WND columnist Chuck Norris recently commented about the Air Force Academy decision to order the erasure of the Bible verse.

“Outside the Academy, a new billboard has recently been posted near the entrance to the Air Force training school by the Restore Military Religious Freedom Coalition, according to WND. The billboard contains a picture of the presidential faces on Mount Rushmore – George Washington, Thomas Jefferson, Abraham Lincoln and Theodore Roosevelt – with the question and statement on it addressing ‘Air Force Cadets’: ‘Are you free to say so help me God? They did,’” he wrote.

“Even according to the Air Force’s own culture standards document, religious freedom and expression should be protected by U.S. Air Force leadership among subordinates,” he continued. And he listed a sample of what has been a string of incidents involving the military:

The Air Force Academy apologized for merely announcing Operation Christmas Child – a Christian-based charity and relief program designed to send Christmas gifts to impoverished children around the world.

Air Force officials stripped religious curriculum from a 20-year-old course on “just war theory.”

Yet, as reported in the Los Angeles Times, as of November 2011, the Air Force is building an $80,000 Stonehenge-like worship site for “earth-based” religions, including “pagans, Wiccans, druids, witches, and followers of Native American faiths.”‘

Walter Reed National Military Medical Center drafted a policy that prohibited individuals from using or distributing religious items during visits to the hospital.

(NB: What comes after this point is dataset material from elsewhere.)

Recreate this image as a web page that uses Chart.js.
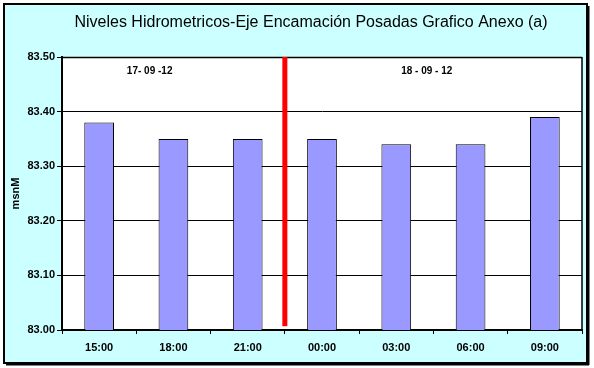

Three-star Army general and Delta Force war hero Lt. Gen. William G. (“Jerry”) Boykin couldn’t speak at West Point because of his Christian faith.

The Marine Corps considered tearing down a Camp Pendleton cross meant to honor fallen heroes.

The Navy relocated a live nativity at a base in Bahrain to the chapel area.

The Department of Veterans Affairs censored references to God and Jesus during prayers at Houston National Cemetery.

The Pentagon released new regulations forcing chaplains to perform same-sex weddings despite their religious objections, and members of the Congressional Prayer Caucus worked tirelessly to ensure that the final version of the FY 2013 National Defense Authorization Act was signed into law in January (2013) and included key religious freedom protections for service members generally and chaplains specifically (Section 533).

The Pentagon revoked approval to use the logo of each service branch on the covers of Bibles sold in military exchange stores.